It’s been eleven years since the repugnant, Norfolk based DJ graced our TV’s. Alan Partridge: Alpha Papa is a risqué feature adaptation which is providing a chorus of laughs in cinemas across the country.
There have been a number of British comedies that have acted as cautionary tales against a move to the silver screen but this production took care to ensure it would not lose its roots. Directed by Declan Lowney from Father Ted fame, the creative process was tumultuous taking nearly 10 years in the process. This was the struggle to maintain the grotesque dry wit of Alan Partridge that worked so well within a 25 minute show to extend to a full length 90 minute film. Arguably in the words of Partridge himself, the result is “back of the net”.

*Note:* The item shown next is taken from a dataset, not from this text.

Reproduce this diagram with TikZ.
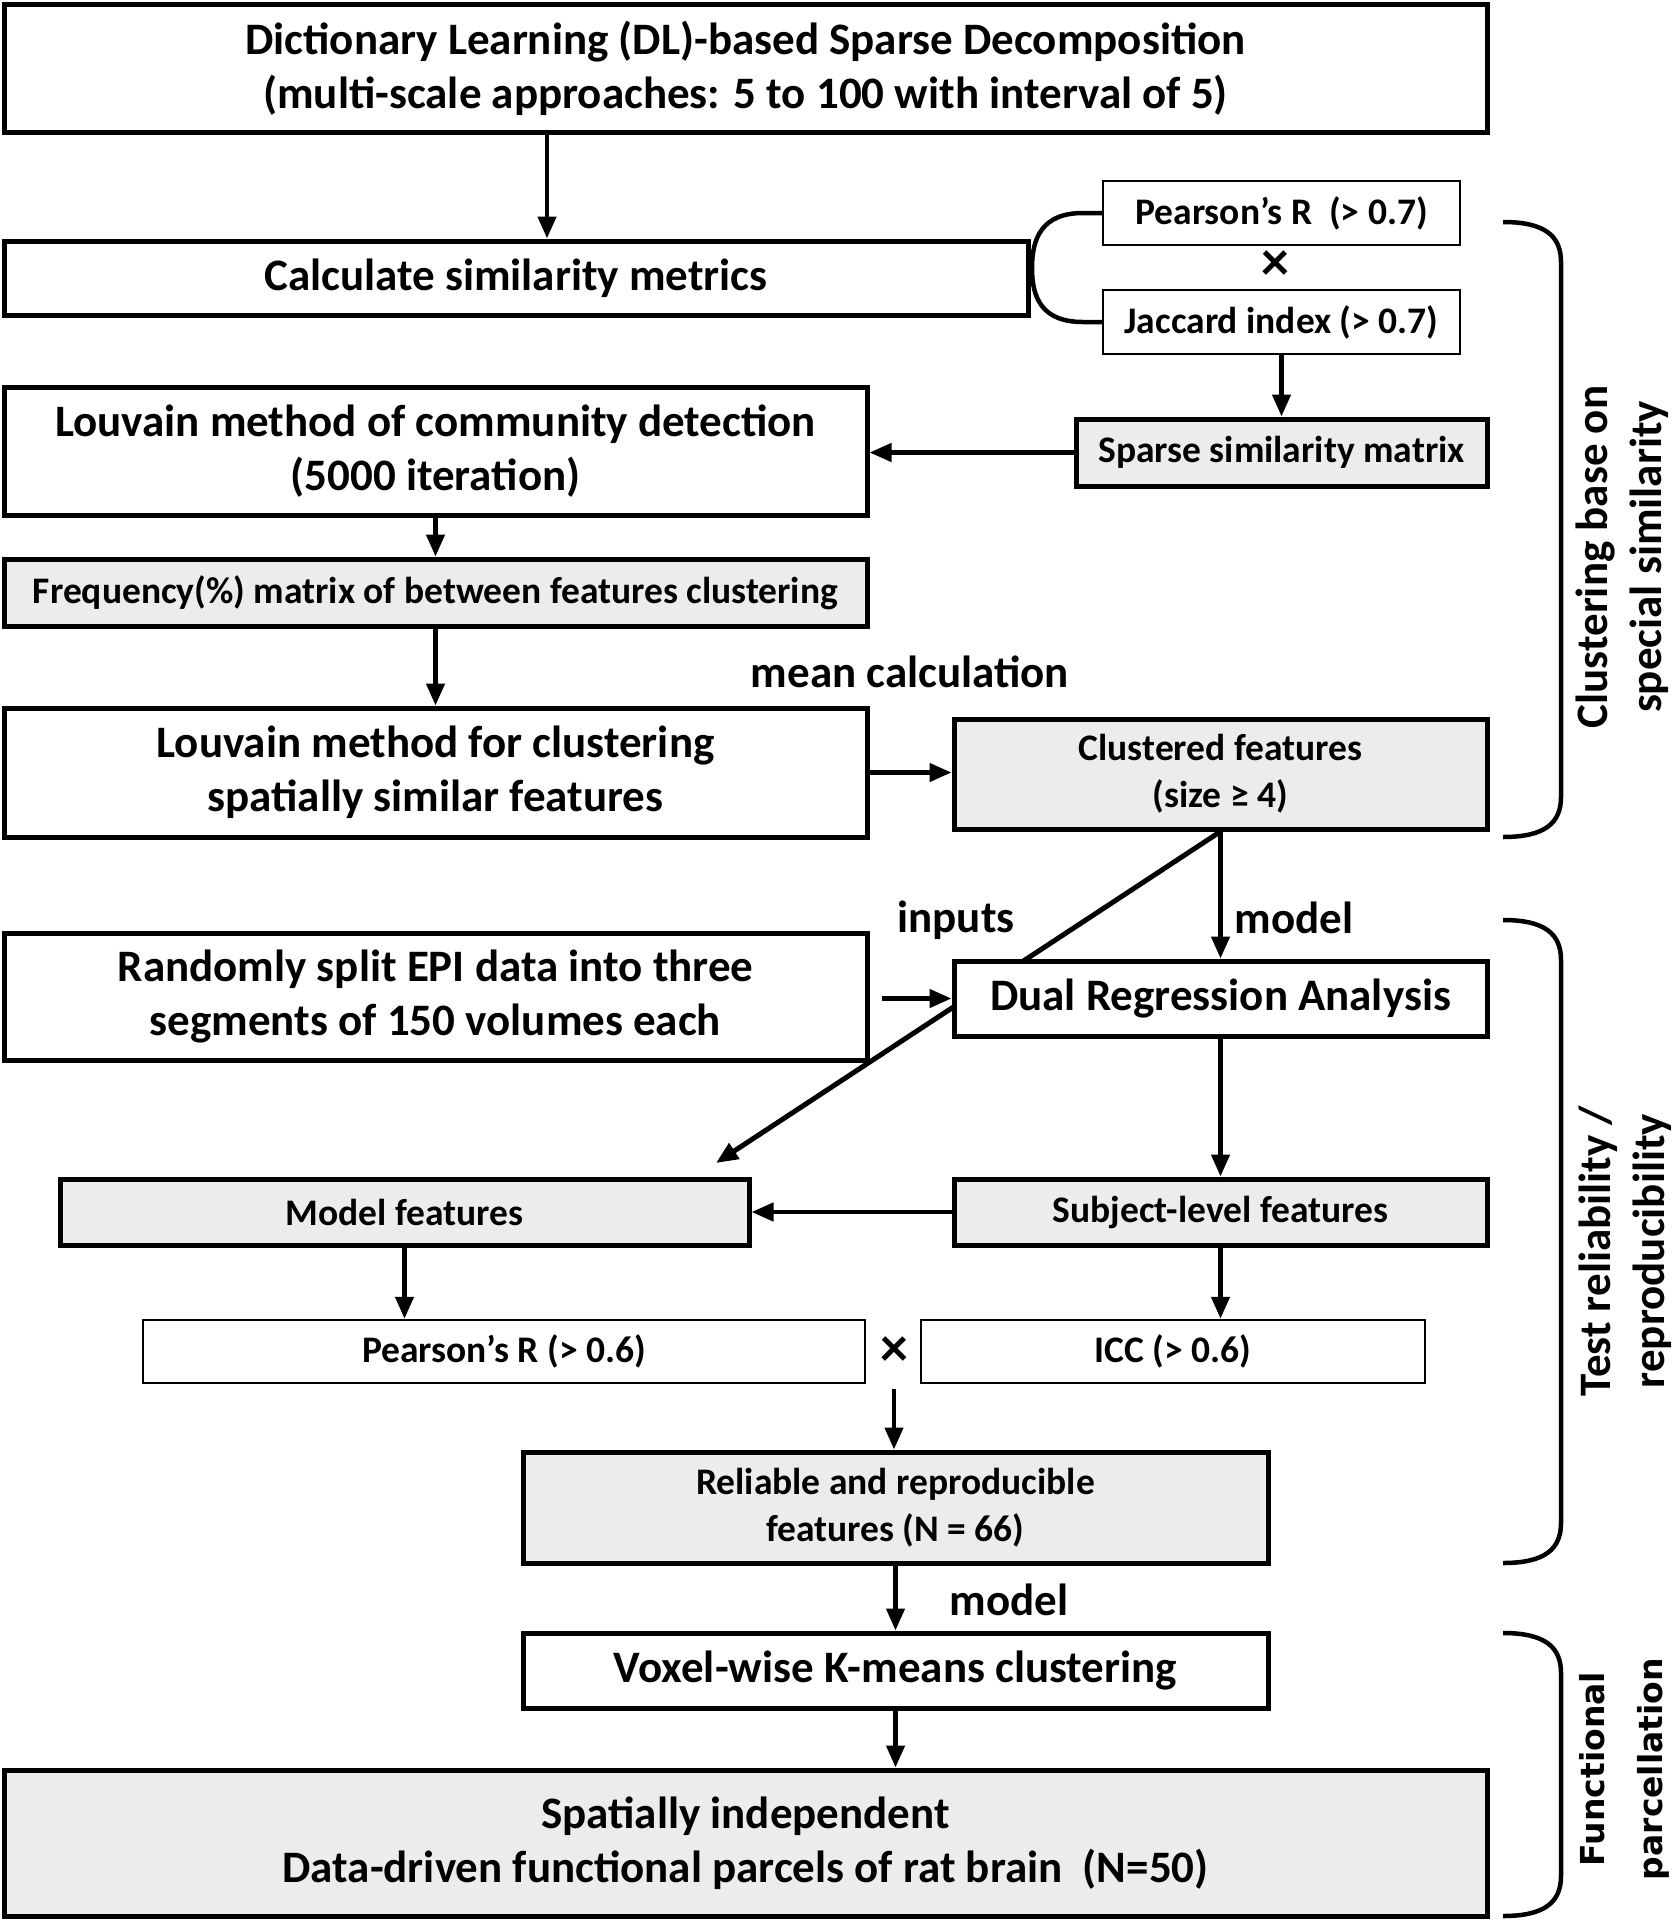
\documentclass[tikz,border=0pt]{standalone}
\usepackage{fontspec}
\setmainfont{Carlito}
\newfontfamily\wideface{DejaVu Sans}
\usetikzlibrary{arrows.meta,positioning,backgrounds}
\definecolor{boxgrey}{RGB}{236,236,236}
\newcommand{\bigfont}{\fontsize{45}{54}\selectfont\bfseries}
\newcommand{\midfont}{\fontsize{37.5}{47}\selectfont\bfseries}
\newcommand{\newBlock}[4]{\node[#3](#1) at (#4){#2};}
\newcommand{\newLink}[3]{\path[->] (#1) edge [#3] (#2);}

\begin{document}
\begin{tikzpicture}[
    % Default arrow tip
    >={Triangle[length=22pt,width=18pt]},
    % one unit is one pixel of the reference, y runs downwards
    x=1pt, y=-1pt,
    % Edge stroke thickness
    line width=4.5pt,
    block/.style={draw, line width=5pt, fill=white, inner sep=0pt, align=center, font=\bigfont},
    shaded/.style={fill=boxgrey},
    midtext/.style={font=\midfont},
    slim/.style={line width=2.5pt},
    wh/.style 2 args={minimum width=#1pt, minimum height=#2pt},
    lbl/.style={font=\bigfont, inner sep=0pt},
    side/.style={font=\bigfont, align=center, rotate=90, inner sep=0pt}
    ]
    \useasboundingbox (0,0) rectangle (1677,1920);

    % clustering on spatial similarity
    \newBlock{dl}{Dictionary Learning (DL)-based Sparse Decomposition\\(multi-scale approaches: 5 to 100 with interval of 5)}{block, wh={1483}{128}}{745.5,68}
    \newBlock{calc}{Calculate similarity metrics}{block, wh={1024}{74}}{516,278}
    \newBlock{pearA}{Pearson’s R\ \ (> 0.7)}{block, slim, midtext, wh={357}{64}}{1281.5,213}
    \newBlock{timesA}{×}{lbl, font=\fontsize{56}{56}\selectfont\bfseries}{1275,266}
    \newBlock{jacc}{Jaccard index (> 0.7)}{block, slim, midtext, wh={357}{64}}{1281.5,322}
    \newBlock{sparse}{Sparse similarity matrix}{block, shaded, midtext, wh={411}{67}}{1281.5,452.5}
    \newBlock{louvA}{Louvain method of community detection\\(5000 iteration)}{block, wh={863}{128}}{435.5,451}
    \newBlock{freq}{Frequency(\%) matrix of between features clustering}{block, shaded, midtext, wh={863}{67}}{435.5,592.5}
    \newBlock{mean}{mean calculation}{lbl}{910,672}
    \newBlock{louvB}{Louvain method for clustering\\spatially similar features}{block, wh={863}{129}}{435.5,772.5}
    \newBlock{clust}{Clustered features\\(size ≥ 4)}{block, shaded, midtext, wh={533}{110}}{1220.5,774}

    % test reliability / reproducibility
    \newBlock{split}{Randomly split EPI data into three\\segments of 150 volumes each}{block, wh={863}{127}}{435.5,996.5}
    \newBlock{dual}{Dual Regression Analysis}{block, wh={533}{75}}{1220.5,998.5}
    \newBlock{inputs}{inputs}{lbl}{956,920}
    \newBlock{subj}{Subject-level features}{block, shaded, midtext, wh={533}{66}}{1220.5,1212}
    \newBlock{modelf}{Model features}{block, shaded, midtext, wh={689}{66}}{404.5,1212}
    \newBlock{pearB}{Pearson’s R (> 0.6)}{block, slim, midtext, wh={722}{63}}{504,1351.5}
    \newBlock{timesB}{×}{lbl, font=\fontsize{56}{56}\selectfont\bfseries, minimum height=63pt}{894,1351.5}
    \newBlock{icc}{ICC (> 0.6)}{block, slim, midtext, wh={504}{63}}{1173,1351.5}
    \newBlock{reliab}{Reliable and reproducible\\features (N = 66)}{block, shaded, midtext, wh={745}{111}}{895.5,1507.5}

    % functional parcellation
    \newBlock{voxel}{Voxel-wise K-means clustering}{block, wh={745}{75}}{895.5,1670.5}
    \newBlock{parcel}{Spatially independent\\Data-driven functional parcels of rat brain\ \ (N=50)}{block, shaded, wh={1483}{146}}{745.5,1843}

    \coordinate (calcin) at ([xshift=31pt]calc.north);
    \coordinate (inputend) at (716,1163);

    \newLink{dl.south -| calcin}{calcin}{}
    \draw (pearA.west) -- (1083,213) .. controls (1042,213) and (1032,238) .. (1032,268)
          .. controls (1032,298) and (1042,322) .. (1083,322) -- (jacc.west);
    \newLink{jacc.south}{sparse.north}{}
    \newLink{sparse.west}{louvA.east |- sparse.west}{}
    \newLink{louvA.south}{freq.north}{}
    \newLink{freq.south}{louvB.north}{}
    \newLink{louvB.east}{louvB.east -| clust.west}{}
    \path[->] (clust.south) edge node[lbl, right, pos=0.68, xshift=12pt] {model} (dual.north);
    \begin{scope}[on background layer]
      \draw[->, line width=5pt] (clust.south) -- (inputend);
    \end{scope}
    \newLink{split.east |- dual.west}{dual.west}{shorten <=12pt}
    \newLink{dual.south}{subj.north}{}
    \newLink{subj.west}{modelf.east}{}
    \newLink{modelf.south}{modelf.south |- pearB.north}{}
    \newLink{subj.south}{subj.south |- icc.north}{}
    \newLink{timesB.south}{timesB.south |- reliab.north}{shorten <=4pt}
    \newLink{reliab.south}{voxel.north}{}
    \newBlock{mdlB}{model}{lbl}{1009,1600}
    \newLink{voxel.south}{voxel.south |- parcel.north}{}

    % group brackets
    \draw (1503,222) .. controls (1545,222) and (1561,236) .. (1561,262) -- (1561,797)
          .. controls (1561,823) and (1545,837) .. (1503,837);
    \draw (1503,920) .. controls (1545,920) and (1561,934) .. (1561,960) -- (1561,1523)
          .. controls (1561,1549) and (1545,1563) .. (1503,1563);
    \draw (1503,1633) .. controls (1545,1633) and (1561,1647) .. (1561,1673) -- (1561,1876)
          .. controls (1561,1902) and (1545,1916) .. (1503,1916);
    \newBlock{grpA}{Clustering base on\\special similarity}{side}{1622,557}
    \newBlock{grpB}{Test reliability /\\reproducibility}{side}{1625,1251}
    \newBlock{grpC}{Functional\\parcellation}{side, font={\wideface\fontsize{33}{58}\selectfont\bfseries}}{1624,1769}
\end{tikzpicture}
\end{document}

Taking off years after the series finished, Partridge (Steve Coogan) and colleague, Pat Farrell (Colm Meany) are the senior disc jockeys at North Norfolk Digital which in its rebranding to appeal to a more youthful audience calls for the Willie Nelson loving Pat to be sacked. This is helped by selfish Alan trying to cling to his own job at the cost of anyone. Pat’s loyal nature and complacency makes him forgivable when his sanity tips to crisis point when holds up a siege, keeping his workmates at gun point in the radio station.
A siege comedy would arguably render unsuccessful under normal circumstances however it is a perfect template for the ‘Alan Partridge situation comedy’. Here, Alan is sent between the police and Pat to act as a confidant to ensure he doesn’t hurt anyone. Alan’s priorities are self centred in every way. He adores the news coverage and ‘hero’ worship of being involved in the siege. However, his attempts at saving the day in a Jason Bourne-esque dream sequence aren’t realised when he faces an opportunity to stop Pat. Alan seems to forget the seriousness of the operation as he and Pat continue to broadcast to oblivious listeners. He rounds up the hostages to record a jingle and even continues with radio polls such as “”What is the worst monger? Fish, rumour, iron or war?” The action moments are always quickly deferred away by the absurd lunacy of both Alan and Pat which truly makes the film.
Like that of other grim patrons of British comedy, characters such as David Brent or Basil Fawlty, their appeal is enhanced by the cringe worthiness and cruelty for which Alan provides much of. Hysterically, the only time Alan shows any pathos is when he fears his reputation has been ruined by the news footage of his genitals on display with his hands up in the air as his pants got caught in a window he tried to climb into.
The original series staples- Lynn (Felicity Montagu) the doting assistant and Michael (Simon Greenall) the Geordie token idiot return for the film. They are two characters essential for the Alan Partridge set up in that they may be the only characters that truly see him as he views himself- godlike. Regardless, Alan frequently knocks Lynn back down with his various put downs.
Whilst not likely to be a worldwide hit as Coogan hoped with US co-producers, the film succeeds in its allegiance to ultimately being a British comedy. Despite bringing new characters, it is what has been brought from the original series that has enabled it to adapt to film so well. Over 90 minutes of jokes were cut from the original footage for not being funny enough. Similarly, the landscape remains as bleak as it always was with Alan and Pat’s final showdown on Cromer Pier against the grey skies. There is nothing glamorous, aesthetically nor technologically which is fundamental to the comedy. Ultimately Alpha Papa was the best it was ever going to be.
Alan Partridge: Alpha Papa (2013), directed by Declan Lowney, is released in UK cinemas by StudioCanal, Certificate 15.